The first program under the MoU was successfully held at NCGG from 21 April to 02 May 2025, and was attended by 41 officers. Based on the request of the Government of Sri Lanka, the theme of the program was ‘digitization in governance’. The program featured a series of sessions focused on key areas such as digital service delivery, digital public infrastructure, financial inclusion through digital payments, and innovations in public grievance redressal systems. Senior officials and domain experts delivered presentations on flagship Indian initiatives in the digital domain, including Ayushman Bharat Digital Mission, e-Office, GeM, Aadhaar, PM Gati Shakti, among others.

At an interaction session with participants in the inaugural program organized on 08 May 2025 at SLIDA, the High Commissioner of India to Sri Lanka, H.E. Santosh Jha underscored that capacity building is an important pillar of the development cooperation between the two countries, with Sri Lanka being among the largest recipients of scholarships and capacity building initiatives offered by India. He highlighted that, demonstrating India’s continued commitment to enhancing capacity-building opportunities for Sri Lankans, Prime Minister of India had announced additional training avenues to 700 Sri Lankan citizens annually during his recent State visit.

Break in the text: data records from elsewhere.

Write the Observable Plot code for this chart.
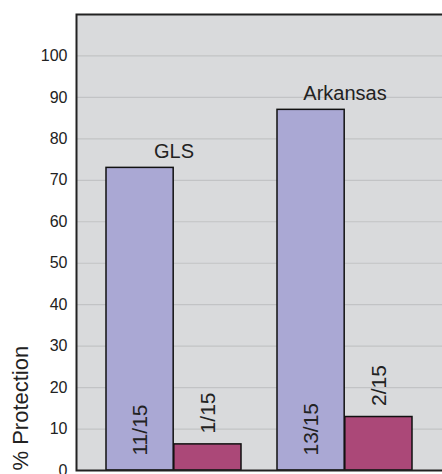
<!DOCTYPE html>
<html>
<head>
<meta charset="utf-8">
<script src="https://cdn.jsdelivr.net/npm/d3@7"></script>
<script src="https://cdn.jsdelivr.net/npm/@observablehq/plot@0.6"></script>
<style>
  html, body { margin: 0; padding: 0; background: #fff; }
  #chart svg { display: block; }
</style>
</head>
<body>
<div id="chart"></div>
<script>
const groups = ["GLS", "Arkansas"];
const vaccineValues = [73, 87];
const controlValues = [6.3, 12.9];
const vaccineLabels = ["11/15", "13/15"];
const controlLabels = ["1/15", "2/15"];
const yTicks = [0, 10, 20, 30, 40, 50, 60, 70, 80, 90, 100];

const data = groups.map((g, i) => ({
  group: g,
  vaccine: vaccineValues[i],
  control: controlValues[i],
  vLabel: vaccineLabels[i],
  cLabel: controlLabels[i],
  top: Math.max(vaccineValues[i], controlValues[i])
}));

const W = 442, H = 474;
const mL = 76, mR = -10;
const pInner = 0.21, pOuter = 0.2;
const step = (W - mL - mR) / (groups.length - pInner + 2 * pOuter);
const bw = step * (1 - pInner);
const half = bw / 2;

const font = "'Liberation Sans', Arial, Helvetica, sans-serif";

const chart = Plot.plot({
  width: W,
  height: H,
  marginLeft: mL,
  marginRight: mR,
  marginTop: 14,
  marginBottom: 4,
  style: { fontFamily: font, background: "#fff", overflow: "hidden" },
  x: { domain: groups, paddingInner: pInner, paddingOuter: pOuter, align: 0.43, axis: null },
  y: { domain: [0, 110] },
  marks: [
    Plot.frame({ fill: "#d9dadc" }),
    Plot.gridY(yTicks, { stroke: "#c2c3c5", strokeOpacity: 1, strokeWidth: 1.2 }),
    Plot.axisY(yTicks, {
      tickSize: 0, tickPadding: 9, fontSize: 16, fill: "#222",
      label: null
    }),
    Plot.barY(data, { x: "group", y: "vaccine", insetRight: half, fill: "#aaa8d4", stroke: "#111", strokeWidth: 1.5 }),
    Plot.barY(data, { x: "group", y: "control", insetLeft: half, fill: "#ab4878", stroke: "#111", strokeWidth: 1.5 }),
    Plot.text(data, { x: "group", y: "top", text: "group", dy: -10, lineAnchor: "bottom", fontSize: 20, fill: "#222" }),
    Plot.text(data, { x: "group", y: 0, text: "vLabel", dx: -half / 2, dy: -15, rotate: -90, textAnchor: "start", lineAnchor: "middle", fontSize: 21, fill: "#222" }),
    Plot.text(data, { x: "group", y: "control", text: "cLabel", dx: half / 2, dy: -11, rotate: -90, textAnchor: "start", lineAnchor: "middle", fontSize: 21, fill: "#222" }),
    Plot.text(["% Protection"], { frameAnchor: "bottom-left", text: d => d, dx: -56, rotate: -90, textAnchor: "start", lineAnchor: "middle", fontSize: 22, fill: "#222" }),
    Plot.frame({ stroke: "#222", strokeWidth: 2 })
  ]
});
document.getElementById("chart").appendChild(chart);
</script>
</body>
</html>
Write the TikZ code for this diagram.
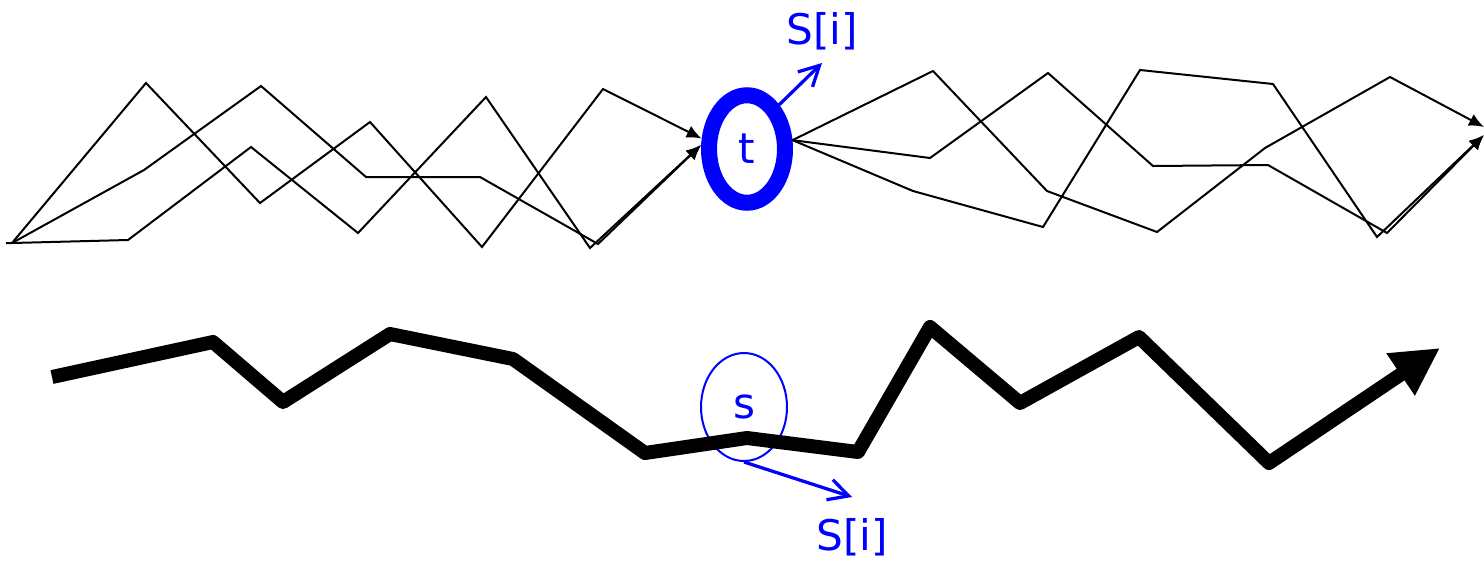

In that context, the High Commissioner said that the participants in the first NCGG-SLIDA programme also represented the first set of Sri Lankan nationals to receive training as part of the significantly enhanced capacity-building endeavour of India that will now benefit 1000 Sri Lankans annually.

The interaction session was also attended by Secretary, Ministry of Public Administration, Provincial Councils and Local Government, Mr S. Aloka Bandara; Director General of SLIDA, Mr A.V. Janadara; senior officials and faculty members of SLIDA; among others.

In view of the highly positive feedback from the participants in the inaugural NCGG-SLIDA program, based on request from SLIDA, a second program on the same theme under the MoU is now being planned for another batch of around 40 officers for early June 2025.